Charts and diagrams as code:
※ ※ ※

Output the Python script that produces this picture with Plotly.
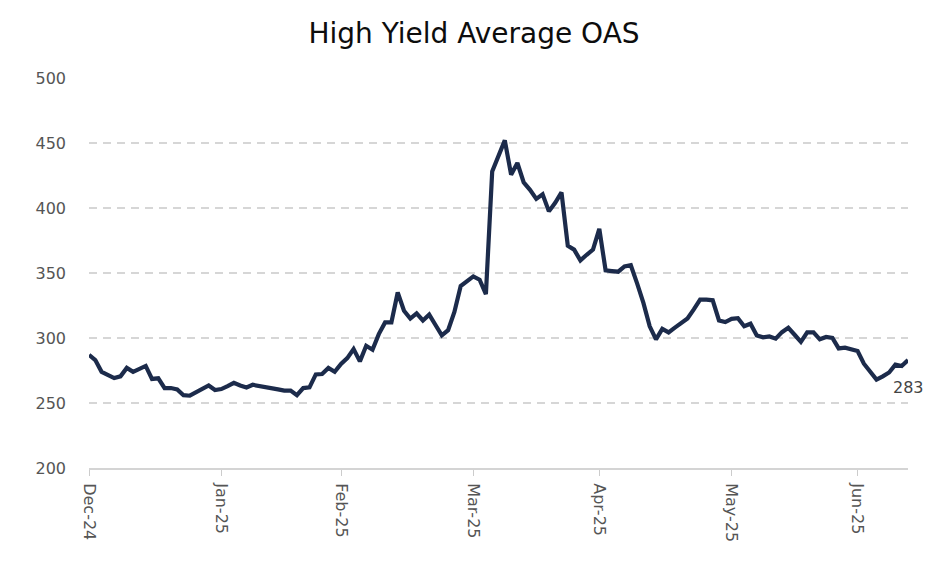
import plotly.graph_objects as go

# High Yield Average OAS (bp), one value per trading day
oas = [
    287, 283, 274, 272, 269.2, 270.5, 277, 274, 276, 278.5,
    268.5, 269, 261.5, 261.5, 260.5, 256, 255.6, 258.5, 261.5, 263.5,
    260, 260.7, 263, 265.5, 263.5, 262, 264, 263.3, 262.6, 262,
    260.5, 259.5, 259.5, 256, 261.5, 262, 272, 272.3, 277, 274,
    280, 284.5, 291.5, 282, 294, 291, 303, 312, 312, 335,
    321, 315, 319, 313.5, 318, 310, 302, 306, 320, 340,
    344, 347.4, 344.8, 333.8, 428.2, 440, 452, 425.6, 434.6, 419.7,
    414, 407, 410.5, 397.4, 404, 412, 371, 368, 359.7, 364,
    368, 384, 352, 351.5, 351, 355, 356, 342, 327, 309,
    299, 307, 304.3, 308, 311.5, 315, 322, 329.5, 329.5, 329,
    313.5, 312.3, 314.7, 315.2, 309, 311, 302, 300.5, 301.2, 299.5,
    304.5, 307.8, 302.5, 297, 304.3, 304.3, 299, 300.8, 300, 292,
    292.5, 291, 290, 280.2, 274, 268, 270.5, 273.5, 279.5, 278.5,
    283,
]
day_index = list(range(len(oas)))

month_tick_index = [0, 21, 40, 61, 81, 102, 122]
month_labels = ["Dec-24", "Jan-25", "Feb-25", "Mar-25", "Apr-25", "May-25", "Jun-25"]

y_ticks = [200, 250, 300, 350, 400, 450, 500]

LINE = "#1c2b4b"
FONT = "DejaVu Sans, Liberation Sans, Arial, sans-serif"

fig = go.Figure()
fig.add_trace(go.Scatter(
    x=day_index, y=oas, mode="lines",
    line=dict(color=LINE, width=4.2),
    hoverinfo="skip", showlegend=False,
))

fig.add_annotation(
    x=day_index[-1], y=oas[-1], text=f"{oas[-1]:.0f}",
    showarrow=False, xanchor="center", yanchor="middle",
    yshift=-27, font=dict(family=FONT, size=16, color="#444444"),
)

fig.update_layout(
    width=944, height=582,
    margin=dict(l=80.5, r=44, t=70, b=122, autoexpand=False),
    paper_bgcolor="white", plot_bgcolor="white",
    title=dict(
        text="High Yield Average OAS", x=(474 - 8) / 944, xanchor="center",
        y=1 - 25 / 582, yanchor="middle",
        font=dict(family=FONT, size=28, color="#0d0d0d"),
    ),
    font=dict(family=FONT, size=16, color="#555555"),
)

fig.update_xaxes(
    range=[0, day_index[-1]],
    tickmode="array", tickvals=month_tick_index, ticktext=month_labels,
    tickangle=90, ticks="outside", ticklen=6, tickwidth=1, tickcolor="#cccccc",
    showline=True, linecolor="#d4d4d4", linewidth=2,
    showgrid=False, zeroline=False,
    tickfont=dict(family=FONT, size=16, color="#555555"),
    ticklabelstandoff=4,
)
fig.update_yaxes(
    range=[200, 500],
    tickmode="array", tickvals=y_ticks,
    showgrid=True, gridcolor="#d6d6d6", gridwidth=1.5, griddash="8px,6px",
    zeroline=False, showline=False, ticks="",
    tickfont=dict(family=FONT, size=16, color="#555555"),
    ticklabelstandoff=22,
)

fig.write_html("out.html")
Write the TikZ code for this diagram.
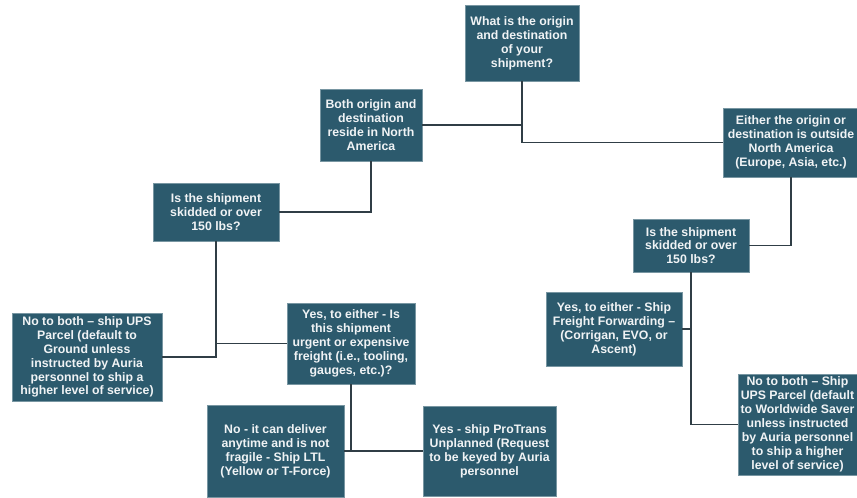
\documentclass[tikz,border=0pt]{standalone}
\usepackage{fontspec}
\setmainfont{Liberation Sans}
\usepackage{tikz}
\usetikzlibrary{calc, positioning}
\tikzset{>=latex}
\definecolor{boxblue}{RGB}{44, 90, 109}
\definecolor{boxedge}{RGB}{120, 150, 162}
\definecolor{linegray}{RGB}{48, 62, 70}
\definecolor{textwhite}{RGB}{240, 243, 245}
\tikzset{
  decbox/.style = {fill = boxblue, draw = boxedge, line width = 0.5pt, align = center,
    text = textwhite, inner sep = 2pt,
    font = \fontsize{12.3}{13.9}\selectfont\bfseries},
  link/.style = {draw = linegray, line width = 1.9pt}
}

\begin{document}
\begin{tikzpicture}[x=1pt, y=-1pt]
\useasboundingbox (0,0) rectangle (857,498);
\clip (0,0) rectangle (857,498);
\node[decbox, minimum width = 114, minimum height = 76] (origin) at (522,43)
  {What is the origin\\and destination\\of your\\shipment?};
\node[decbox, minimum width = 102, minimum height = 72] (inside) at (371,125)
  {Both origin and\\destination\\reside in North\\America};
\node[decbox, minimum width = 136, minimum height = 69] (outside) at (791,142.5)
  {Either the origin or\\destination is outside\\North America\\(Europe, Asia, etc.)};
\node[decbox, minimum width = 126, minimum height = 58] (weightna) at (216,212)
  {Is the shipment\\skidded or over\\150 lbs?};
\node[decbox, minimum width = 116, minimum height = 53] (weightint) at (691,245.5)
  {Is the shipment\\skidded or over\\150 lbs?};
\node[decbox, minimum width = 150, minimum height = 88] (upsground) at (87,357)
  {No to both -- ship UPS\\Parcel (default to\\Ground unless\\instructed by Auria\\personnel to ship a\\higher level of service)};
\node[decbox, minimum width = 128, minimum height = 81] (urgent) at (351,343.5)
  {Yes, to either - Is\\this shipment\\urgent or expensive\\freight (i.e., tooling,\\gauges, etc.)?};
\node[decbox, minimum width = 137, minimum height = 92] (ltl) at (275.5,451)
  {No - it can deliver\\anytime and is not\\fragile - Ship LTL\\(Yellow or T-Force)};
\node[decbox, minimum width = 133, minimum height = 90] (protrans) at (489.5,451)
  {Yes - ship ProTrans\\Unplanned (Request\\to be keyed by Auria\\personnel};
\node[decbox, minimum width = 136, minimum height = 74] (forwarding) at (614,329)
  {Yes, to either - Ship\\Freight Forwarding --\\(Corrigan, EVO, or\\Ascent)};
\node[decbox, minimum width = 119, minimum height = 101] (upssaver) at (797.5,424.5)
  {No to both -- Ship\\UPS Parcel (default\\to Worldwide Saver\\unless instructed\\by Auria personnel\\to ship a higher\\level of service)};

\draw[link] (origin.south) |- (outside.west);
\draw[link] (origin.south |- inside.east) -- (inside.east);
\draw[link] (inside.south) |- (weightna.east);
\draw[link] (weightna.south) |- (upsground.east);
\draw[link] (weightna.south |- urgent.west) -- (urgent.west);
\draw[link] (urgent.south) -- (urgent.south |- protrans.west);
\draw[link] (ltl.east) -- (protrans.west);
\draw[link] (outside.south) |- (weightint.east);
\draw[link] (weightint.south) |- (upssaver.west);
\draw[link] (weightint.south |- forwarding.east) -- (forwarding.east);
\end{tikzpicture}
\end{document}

※ ※ ※

### Exercise directions:
Without the pictures, print the records in full, exactly as they appear.

### Expected answer:
Output the Python script that produces this picture with Plotly.
import plotly.graph_objects as go

# High Yield Average OAS (bp), one value per trading day
oas = [
    287, 283, 274, 272, 269.2, 270.5, 277, 274, 276, 278.5,
    268.5, 269, 261.5, 261.5, 260.5, 256, 255.6, 258.5, 261.5, 263.5,
    260, 260.7, 263, 265.5, 263.5, 262, 264, 263.3, 262.6, 262,
    260.5, 259.5, 259.5, 256, 261.5, 262, 272, 272.3, 277, 274,
    280, 284.5, 291.5, 282, 294, 291, 303, 312, 312, 335,
    321, 315, 319, 313.5, 318, 310, 302, 306, 320, 340,
    344, 347.4, 344.8, 333.8, 428.2, 440, 452, 425.6, 434.6, 419.7,
    414, 407, 410.5, 397.4, 404, 412, 371, 368, 359.7, 364,
    368, 384, 352, 351.5, 351, 355, 356, 342, 327, 309,
    299, 307, 304.3, 308, 311.5, 315, 322, 329.5, 329.5, 329,
    313.5, 312.3, 314.7, 315.2, 309, 311, 302, 300.5, 301.2, 299.5,
    304.5, 307.8, 302.5, 297, 304.3, 304.3, 299, 300.8, 300, 292,
    292.5, 291, 290, 280.2, 274, 268, 270.5, 273.5, 279.5, 278.5,
    283,
]
day_index = list(range(len(oas)))

month_tick_index = [0, 21, 40, 61, 81, 102, 122]
month_labels = ["Dec-24", "Jan-25", "Feb-25", "Mar-25", "Apr-25", "May-25", "Jun-25"]

y_ticks = [200, 250, 300, 350, 400, 450, 500]

LINE = "#1c2b4b"
FONT = "DejaVu Sans, Liberation Sans, Arial, sans-serif"

fig = go.Figure()
fig.add_trace(go.Scatter(
    x=day_index, y=oas, mode="lines",
    line=dict(color=LINE, width=4.2),
    hoverinfo="skip", showlegend=False,
))

fig.add_annotation(
    x=day_index[-1], y=oas[-1], text=f"{oas[-1]:.0f}",
    showarrow=False, xanchor="center", yanchor="middle",
    yshift=-27, font=dict(family=FONT, size=16, color="#444444"),
)

fig.update_layout(
    width=944, height=582,
    margin=dict(l=80.5, r=44, t=70, b=122, autoexpand=False),
    paper_bgcolor="white", plot_bgcolor="white",
    title=dict(
        text="High Yield Average OAS", x=(474 - 8) / 944, xanchor="center",
        y=1 - 25 / 582, yanchor="middle",
        font=dict(family=FONT, size=28, color="#0d0d0d"),
    ),
    font=dict(family=FONT, size=16, color="#555555"),
)

fig.update_xaxes(
    range=[0, day_index[-1]],
    tickmode="array", tickvals=month_tick_index, ticktext=month_labels,
    tickangle=90, ticks="outside", ticklen=6, tickwidth=1, tickcolor="#cccccc",
    showline=True, linecolor="#d4d4d4", linewidth=2,
    showgrid=False, zeroline=False,
    tickfont=dict(family=FONT, size=16, color="#555555"),
    ticklabelstandoff=4,
)
fig.update_yaxes(
    range=[200, 500],
    tickmode="array", tickvals=y_ticks,
    showgrid=True, gridcolor="#d6d6d6", gridwidth=1.5, griddash="8px,6px",
    zeroline=False, showline=False, ticks="",
    tickfont=dict(family=FONT, size=16, color="#555555"),
    ticklabelstandoff=22,
)

fig.write_html("out.html")
Write the TikZ code for this diagram.
\documentclass[tikz,border=0pt]{standalone}
\usepackage{fontspec}
\setmainfont{Liberation Sans}
\usepackage{tikz}
\usetikzlibrary{calc, positioning}
\tikzset{>=latex}
\definecolor{boxblue}{RGB}{44, 90, 109}
\definecolor{boxedge}{RGB}{120, 150, 162}
\definecolor{linegray}{RGB}{48, 62, 70}
\definecolor{textwhite}{RGB}{240, 243, 245}
\tikzset{
  decbox/.style = {fill = boxblue, draw = boxedge, line width = 0.5pt, align = center,
    text = textwhite, inner sep = 2pt,
    font = \fontsize{12.3}{13.9}\selectfont\bfseries},
  link/.style = {draw = linegray, line width = 1.9pt}
}

\begin{document}
\begin{tikzpicture}[x=1pt, y=-1pt]
\useasboundingbox (0,0) rectangle (857,498);
\clip (0,0) rectangle (857,498);
\node[decbox, minimum width = 114, minimum height = 76] (origin) at (522,43)
  {What is the origin\\and destination\\of your\\shipment?};
\node[decbox, minimum width = 102, minimum height = 72] (inside) at (371,125)
  {Both origin and\\destination\\reside in North\\America};
\node[decbox, minimum width = 136, minimum height = 69] (outside) at (791,142.5)
  {Either the origin or\\destination is outside\\North America\\(Europe, Asia, etc.)};
\node[decbox, minimum width = 126, minimum height = 58] (weightna) at (216,212)
  {Is the shipment\\skidded or over\\150 lbs?};
\node[decbox, minimum width = 116, minimum height = 53] (weightint) at (691,245.5)
  {Is the shipment\\skidded or over\\150 lbs?};
\node[decbox, minimum width = 150, minimum height = 88] (upsground) at (87,357)
  {No to both -- ship UPS\\Parcel (default to\\Ground unless\\instructed by Auria\\personnel to ship a\\higher level of service)};
\node[decbox, minimum width = 128, minimum height = 81] (urgent) at (351,343.5)
  {Yes, to either - Is\\this shipment\\urgent or expensive\\freight (i.e., tooling,\\gauges, etc.)?};
\node[decbox, minimum width = 137, minimum height = 92] (ltl) at (275.5,451)
  {No - it can deliver\\anytime and is not\\fragile - Ship LTL\\(Yellow or T-Force)};
\node[decbox, minimum width = 133, minimum height = 90] (protrans) at (489.5,451)
  {Yes - ship ProTrans\\Unplanned (Request\\to be keyed by Auria\\personnel};
\node[decbox, minimum width = 136, minimum height = 74] (forwarding) at (614,329)
  {Yes, to either - Ship\\Freight Forwarding --\\(Corrigan, EVO, or\\Ascent)};
\node[decbox, minimum width = 119, minimum height = 101] (upssaver) at (797.5,424.5)
  {No to both -- Ship\\UPS Parcel (default\\to Worldwide Saver\\unless instructed\\by Auria personnel\\to ship a higher\\level of service)};

\draw[link] (origin.south) |- (outside.west);
\draw[link] (origin.south |- inside.east) -- (inside.east);
\draw[link] (inside.south) |- (weightna.east);
\draw[link] (weightna.south) |- (upsground.east);
\draw[link] (weightna.south |- urgent.west) -- (urgent.west);
\draw[link] (urgent.south) -- (urgent.south |- protrans.west);
\draw[link] (ltl.east) -- (protrans.west);
\draw[link] (outside.south) |- (weightint.east);
\draw[link] (weightint.south) |- (upssaver.west);
\draw[link] (weightint.south |- forwarding.east) -- (forwarding.east);
\end{tikzpicture}
\end{document}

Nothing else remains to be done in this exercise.